Carnwath was originally built in 1850 for William and Lydia Willis, relatives of the Mesier family in nearby Wappingers Falls. The estate was named from a Manor home set in Scotland. Willis was a retired hardware merchant from New York City. He sold the Carnwath Manor and the rest of the 200 acre estate after the Civil War to General George Barclay and then built Obercreek. In 1870, General Barclay sold Carnwath to his son-in-law, Francis Robert Rives. Wheeler Hill Road was once known as Rives Avenue or hill.

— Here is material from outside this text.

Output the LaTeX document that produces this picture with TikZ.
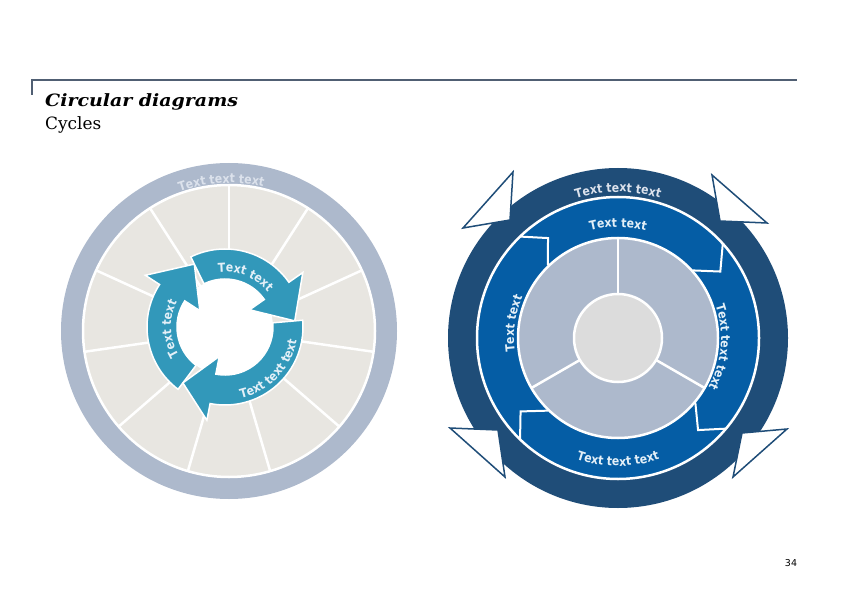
\documentclass[tikz,border=0pt]{standalone}
\usepackage{fontspec}
\setmainfont{DejaVu Serif}
\newfontfamily\sansdiag[FakeStretch=0.88]{DejaVu Sans}
\newfontfamily\sanspage{DejaVu Sans}
\usetikzlibrary{decorations.text}
\definecolor{anneaugris}{RGB}{173,185,204}
\definecolor{fondclair}{RGB}{232,230,225}
\definecolor{sarcelle}{RGB}{50,152,186}
\definecolor{bleufonce}{RGB}{31,77,120}
\definecolor{bleumoyen}{RGB}{5,93,165}
\definecolor{grismilieu}{RGB}{220,220,220}
\definecolor{titrefilet}{RGB}{80,95,115}
\definecolor{texteanneau}{RGB}{220,226,236}
\definecolor{texteclair}{RGB}{228,240,248}
\newcommand{\petit}{\sansdiag\bfseries\fontsize{12.5}{14}\selectfont}

\begin{document}
\begin{tikzpicture}[x=1bp,y=-1bp]
\tikzstyle{filet} = [draw=titrefilet]
\tikzstyle{arctexte} = [decorate, decoration={text along path, text align=center}]
\tikzstyle{fleche} = [fill=sarcelle, draw=white, line width=1.5bp, line join=miter]
\tikzstyle{triangle} = [fill=white, draw=bleufonce, line width=1.5bp, line join=miter]
\tikzstyle{trait} = [draw=white, line width=2.5bp]

\useasboundingbox (0,0) rectangle (842,595);

%en-tête
\draw[filet, line width=2bp] (31,80) -- (797,80);
\draw[filet, line width=1.5bp] (32,79) -- (32,95);
\node[anchor=base west, inner sep=0pt, font=\fontsize{17}{20}\selectfont\bfseries\itshape] (titre) at (45,107) {\scalebox{1.12}[1]{Circular diagrams}};
\node[anchor=base west, inner sep=0pt, font=\fontsize{17}{20}\selectfont] (soustitre) at (45,130) {Cycles};
\node[anchor=base, inner sep=0pt, font=\sanspage\fontsize{9.5}{10}\selectfont] (page) at (791,566) {34};

%diagramme de gauche : anneau et secteurs
\begin{scope}[shift={(229,331)},y=1bp]
\fill[anneaugris] (0,0) circle (168);
\filldraw[fill=fondclair, trait] (0,0) circle (146);
\foreach \k in {0,...,10}
  \draw[trait] (0,0) -- ({90+\k*360/11}:146);
\path[arctexte, decoration={text color=texteanneau, text={|\petit|Text text text}}] (140:148) arc[start angle=140, end angle=46, radius=148];
\end{scope}

%les trois flèches
\begin{scope}[shift={(225,327)},y=1bp]
\fill[white] (0,0) circle (48);
\foreach \q/\b/\p in {233/147/116, 116/35/5, 5/-101/-127}
  \filldraw[fleche] (\q:48) -- (\q:78) arc[start angle=\q, end angle=\b, radius=78] -- (\b:95) -- (\p:70) -- (\b:30) -- (\b:48) arc[start angle=\b, end angle=\q, radius=48] -- cycle;
\path[arctexte, decoration={text color=texteclair, text={|\petit|Text text}}] (240:54) arc[start angle=240, end angle=124, radius=54];
\path[arctexte, decoration={text color=texteclair, text={|\petit|Text text}}] (126:55) arc[start angle=126, end angle=10, radius=55];
\path[arctexte, decoration={text color=texteclair, text={|\petit|Text text text}}] (-110:73) arc[start angle=-110, end angle=22, radius=73];
\end{scope}

%diagramme de droite
\begin{scope}[shift={(618,338)},y=1bp]
\fill[bleufonce] (0,0) circle (170);
\filldraw[fill=bleumoyen, trait] (0,0) circle (141);
\filldraw[fill=anneaugris, trait] (0,0) circle (100);
\foreach \a in {90,210,330}
  \draw[trait] (0,0) -- (\a:100);
\filldraw[fill=grismilieu, trait] (0,0) circle (44);
\foreach \a in {42,134,226,320}
  \draw[trait, line width=2bp] (\a:141) -- ({\a-9}:122) -- (\a:101);
\path[arctexte, decoration={text color=texteanneau, text={|\petit|Text text text}}] (130:146) arc[start angle=130, end angle=50, radius=146];
\path[arctexte, decoration={text color=texteclair, text={|\petit|Text text}}] (135:111) arc[start angle=135, end angle=45, radius=111];
\path[arctexte, decoration={text color=texteclair, text={|\petit|Text text}}] (215:104) arc[start angle=215, end angle=129, radius=104];
\path[arctexte, decoration={text color=texteclair, text={|\petit|Text text text}}] (40:103) arc[start angle=40, end angle=-50, radius=103];
\path[arctexte, decoration={text color=texteclair, text={|\petit|Text text text}}] (-135:128) arc[start angle=-135, end angle=-45, radius=128];
\end{scope}

%pointes blanches
\filldraw[triangle] (513,172) -- (463,228) -- (510,220) -- cycle;
\filldraw[triangle] (712,175) -- (767,223) -- (720,221) -- cycle;
\filldraw[triangle] (450,428) -- (498,430) -- (505,477) -- cycle;
\filldraw[triangle] (787,429) -- (742,433) -- (733,477) -- cycle;
\end{tikzpicture}
\end{document}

Rives constructed the Carriage House in 1873 to hold some of the finest carriages and stable horses in the entire country. Later his son, Reginald, inherited the estate, he was elected supervisor of Wappinger in 1900. Around 1910 the property was sold to Isaac Untermyer, who was famous for defending William "Boss" Tweed. By the 1920s the Augustinians purchased the property and built the dormitory building and chapel in the mid-1950s. The property was purchased by the Town of Wappinger in 1999 as a park, with hopes to restore the Carnwath Manor, Carriage House, and other structures on the property. It is also home to the Sports Museum of Dutchess County which was dedicated in 2005 along with the Frances Reese Cultural Center (dormitory) by Hillary Clinton, and the soon to be the home of the Town of Wappinger Museum & Visitor Center. The Frances Reese Cultural Center and the Carnwath Chapel at this time are the only buildings on site that are open to the public, with the sports museum, a gift shop, small video viewing room, and snack bar. Friends of Carnwath maintains and holds events at the estate.

==Obercreek==
Obercreek was built by William H. Willis in 1856 as their new home after they sold Carnwath just down the road. Since the Willis' were related to the Mesiers the estate was passed down to them and finally to the Reese family who presented plans for development of the property to the Town in 2007. Today a portion of the estate is open to the public every weekend with an organic market and for events associated with the newly restored Obercreek CSA.

==William Crosby Estate==
In the mid-nineteenth century, the Crosby House was owned by G.C. Satterlee. The Satterlees were linked by marriage to the Suydam family, owners of the Suydam House. Located on the east side of Wheeler Hill Road, the former Crosby Estate is now the location of several private stone residences and the Tall Trees subdivision. It stood until the early 1900s until a fire burned it to the ground. According to several residents whose houses are located on the former Crosby Estate, a disgruntled servant was left in charge of the mansion while the family was away in Europe. He burned it down and pieces of the house and personal belongings can still be found on the site today.

==Farmers Landing==
Shortly after Francis Rombout (the original grantee of the Rombout Patent) died, his partner Gulian Verplanck was given the northern portion of the patent. By 1750, his descendant, William Verplanck, was given a portion of the patent and constructed a stone homestead and mill in Fishkill Plains on the Sprout Creek. He also constructed a small stone structure on the Hudson River which was used to sell and ship out wheat and other crops to cities and consumers. This location later became known as Farmers Landing. The house is also known as being hit with a cannonball from a British Naval ship on its way to burn the City of Kingston. Today it is a private residence on Old Troy Road and can be seen from the MTA Hudson Line railroad
A few rods below the house are the remains of an old dock...Before the waterfront at New Hamburgh was improved it was the landing place for passengers and freight consigned to Wappingers Falls. In those days a prosperous freighting business was carried on by means of sloops which plied between here and New York carrying produce of the surrounding country while packets sloops conveyed passengers...The Clermont…also landed here on her regular trips from New York to Albany. …The advent of the Hudson River Railroad and larger and more commodious steamboats made it unprofitable to continue the business and it was abandoned as a freighting place.